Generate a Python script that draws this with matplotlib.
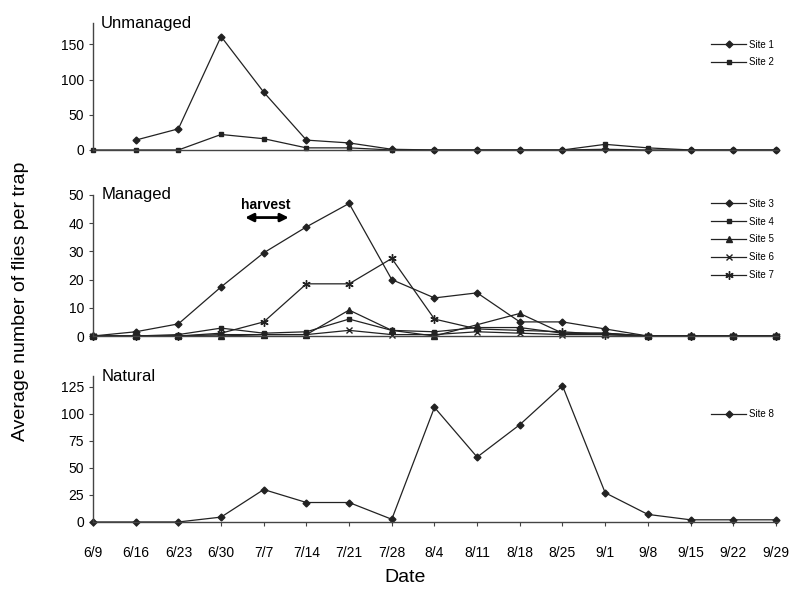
# fly trap counts for three habitat types
import numpy as np
import matplotlib.pyplot as plt

nan = np.nan
dates = ['6/9', '6/16', '6/23', '6/30', '7/7', '7/14', '7/21', '7/28', '8/4',
         '8/11', '8/18', '8/25', '9/1', '9/8', '9/15', '9/22', '9/29']

site1 = [nan, 14, 30, 161, 82, 14, 10, 1, 0, 0, 0, 0, 1, 0, 0, 0, 0]
site2 = [0, 0, 0, 22, 16, 3, 3, 0, 0, 0, 0, 0, 8, 3, 0, 0, 0]

site3 = [0, 1.5, 4.3, 17.4, 29.5, 38.7, 47, 20, 13.5, 15.3, 5, 5, 2.5, 0, 0, 0, 0]
site4 = [0, 0, 0.5, 2.8, 1, 1.5, 6, 2, 1.5, 3, 3, 1, 1, 0, 0, 0, 0]
site5 = [0, 0, 0, 0, 0.5, 0.5, 9.2, 2, 0, 4, 8, 1, 1, 0, 0, 0, 0]
site6 = [0, 0, 0, 0.5, 0.5, 0.5, 2, 0.5, 0.5, 1.5, 1, 0.5, 0.5, 0, 0, 0, 0]
site7 = [0, 0, 0, 1, 5, 18.5, 18.5, 27.5, 6, 2.5, 2, 1.5, 0.5, 0, 0, 0, 0]

site8 = [0, 0, 0, 4.5, 30, 18, 18, 2.5, 106, 60, 90, 126, 27, 7, 2, 2, 2]

plt.rcParams['font.family'] = ['Liberation Sans', 'DejaVu Sans']
x = np.arange(len(dates))
lc = '#222222'

fig = plt.figure(figsize=(7.91, 5.90), dpi=100)
ax1 = fig.add_axes([0.1176, 0.7458, 0.866, 0.215])
ax2 = fig.add_axes([0.1176, 0.4305, 0.866, 0.239])
ax3 = fig.add_axes([0.1176, 0.1153, 0.866, 0.2474])


def style(ax, title, ymax, yticks, show_x):
    ax.set_xlim(0, 16.05)
    ax.set_ylim(0, ymax)
    ax.set_yticks(yticks)
    for s in ['top', 'right']:
        ax.spines[s].set_visible(False)
    for s in ['left', 'bottom']:
        ax.spines[s].set_color('#444444')
        ax.spines[s].set_linewidth(1)
    ax.tick_params(axis='y', direction='out', length=3, labelsize=10, colors='#444444', labelcolor='black')
    ax.set_xticks(x)
    if show_x:
        ax.set_xticklabels(dates)
        ax.tick_params(axis='x', direction='out', length=3, pad=14, labelsize=10, colors='#444444', labelcolor='black')
    else:
        ax.set_xticklabels([])
        ax.tick_params(axis='x', length=0)
    ax.text(0.012, 1.0, title, transform=ax.transAxes, fontsize=12, va='center', ha='left')


def line(ax, y, marker, ms, label):
    ax.plot(x, y, color=lc, lw=0.9, marker=marker, ms=ms, mfc=lc, mec=lc, mew=1,
            label=label, clip_on=False)


line(ax1, site1, 'D', 3.5, 'Site 1')
line(ax1, site2, 's', 3.5, 'Site 2')
style(ax1, 'Unmanaged', 180, [0, 50, 100, 150], False)

line(ax2, site3, 'D', 3.5, 'Site 3')
line(ax2, site4, 's', 3.5, 'Site 4')
line(ax2, site5, '^', 4.5, 'Site 5')
line(ax2, site6, 'x', 4, 'Site 6')
line(ax2, site7, (6, 2, 0), 6, 'Site 7')
style(ax2, 'Managed', 50, [0, 10, 20, 30, 40, 50], False)
ax2.annotate('', xy=(3.5, 42), xytext=(4.65, 42),
             arrowprops=dict(arrowstyle='<|-|>', color='black', lw=2, mutation_scale=12))
ax2.text(4.05, 46.3, 'harvest', fontsize=10, fontweight='bold', ha='center', va='center')

line(ax3, site8, 'D', 3.5, 'Site 8')
style(ax3, 'Natural', 135, [0, 25, 50, 75, 100, 125], True)

for ax, anchor in [(ax1, (1.0, 0.9)), (ax2, (1.0, 1.0)), (ax3, (1.0, 0.8))]:
    ax.legend(loc='upper right', bbox_to_anchor=anchor, frameon=False, fontsize=7,
              handlelength=3.6, handletextpad=0.3, labelspacing=0.8, borderaxespad=0)

fig.text(0.026, 0.49, 'Average number of flies per trap', rotation=90, fontsize=14,
         ha='center', va='center')
fig.text(0.512, 0.022, 'Date', fontsize=14, ha='center', va='center')

fig.savefig('out.png', dpi=100)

++++

**Short task**
Quote the data above in full and without alteration; skip the pictures.

**Task answer**
Generate a Python script that draws this with matplotlib.
# fly trap counts for three habitat types
import numpy as np
import matplotlib.pyplot as plt

nan = np.nan
dates = ['6/9', '6/16', '6/23', '6/30', '7/7', '7/14', '7/21', '7/28', '8/4',
         '8/11', '8/18', '8/25', '9/1', '9/8', '9/15', '9/22', '9/29']

site1 = [nan, 14, 30, 161, 82, 14, 10, 1, 0, 0, 0, 0, 1, 0, 0, 0, 0]
site2 = [0, 0, 0, 22, 16, 3, 3, 0, 0, 0, 0, 0, 8, 3, 0, 0, 0]

site3 = [0, 1.5, 4.3, 17.4, 29.5, 38.7, 47, 20, 13.5, 15.3, 5, 5, 2.5, 0, 0, 0, 0]
site4 = [0, 0, 0.5, 2.8, 1, 1.5, 6, 2, 1.5, 3, 3, 1, 1, 0, 0, 0, 0]
site5 = [0, 0, 0, 0, 0.5, 0.5, 9.2, 2, 0, 4, 8, 1, 1, 0, 0, 0, 0]
site6 = [0, 0, 0, 0.5, 0.5, 0.5, 2, 0.5, 0.5, 1.5, 1, 0.5, 0.5, 0, 0, 0, 0]
site7 = [0, 0, 0, 1, 5, 18.5, 18.5, 27.5, 6, 2.5, 2, 1.5, 0.5, 0, 0, 0, 0]

site8 = [0, 0, 0, 4.5, 30, 18, 18, 2.5, 106, 60, 90, 126, 27, 7, 2, 2, 2]

plt.rcParams['font.family'] = ['Liberation Sans', 'DejaVu Sans']
x = np.arange(len(dates))
lc = '#222222'

fig = plt.figure(figsize=(7.91, 5.90), dpi=100)
ax1 = fig.add_axes([0.1176, 0.7458, 0.866, 0.215])
ax2 = fig.add_axes([0.1176, 0.4305, 0.866, 0.239])
ax3 = fig.add_axes([0.1176, 0.1153, 0.866, 0.2474])


def style(ax, title, ymax, yticks, show_x):
    ax.set_xlim(0, 16.05)
    ax.set_ylim(0, ymax)
    ax.set_yticks(yticks)
    for s in ['top', 'right']:
        ax.spines[s].set_visible(False)
    for s in ['left', 'bottom']:
        ax.spines[s].set_color('#444444')
        ax.spines[s].set_linewidth(1)
    ax.tick_params(axis='y', direction='out', length=3, labelsize=10, colors='#444444', labelcolor='black')
    ax.set_xticks(x)
    if show_x:
        ax.set_xticklabels(dates)
        ax.tick_params(axis='x', direction='out', length=3, pad=14, labelsize=10, colors='#444444', labelcolor='black')
    else:
        ax.set_xticklabels([])
        ax.tick_params(axis='x', length=0)
    ax.text(0.012, 1.0, title, transform=ax.transAxes, fontsize=12, va='center', ha='left')


def line(ax, y, marker, ms, label):
    ax.plot(x, y, color=lc, lw=0.9, marker=marker, ms=ms, mfc=lc, mec=lc, mew=1,
            label=label, clip_on=False)


line(ax1, site1, 'D', 3.5, 'Site 1')
line(ax1, site2, 's', 3.5, 'Site 2')
style(ax1, 'Unmanaged', 180, [0, 50, 100, 150], False)

line(ax2, site3, 'D', 3.5, 'Site 3')
line(ax2, site4, 's', 3.5, 'Site 4')
line(ax2, site5, '^', 4.5, 'Site 5')
line(ax2, site6, 'x', 4, 'Site 6')
line(ax2, site7, (6, 2, 0), 6, 'Site 7')
style(ax2, 'Managed', 50, [0, 10, 20, 30, 40, 50], False)
ax2.annotate('', xy=(3.5, 42), xytext=(4.65, 42),
             arrowprops=dict(arrowstyle='<|-|>', color='black', lw=2, mutation_scale=12))
ax2.text(4.05, 46.3, 'harvest', fontsize=10, fontweight='bold', ha='center', va='center')

line(ax3, site8, 'D', 3.5, 'Site 8')
style(ax3, 'Natural', 135, [0, 25, 50, 75, 100, 125], True)

for ax, anchor in [(ax1, (1.0, 0.9)), (ax2, (1.0, 1.0)), (ax3, (1.0, 0.8))]:
    ax.legend(loc='upper right', bbox_to_anchor=anchor, frameon=False, fontsize=7,
              handlelength=3.6, handletextpad=0.3, labelspacing=0.8, borderaxespad=0)

fig.text(0.026, 0.49, 'Average number of flies per trap', rotation=90, fontsize=14,
         ha='center', va='center')
fig.text(0.512, 0.022, 'Date', fontsize=14, ha='center', va='center')

fig.savefig('out.png', dpi=100)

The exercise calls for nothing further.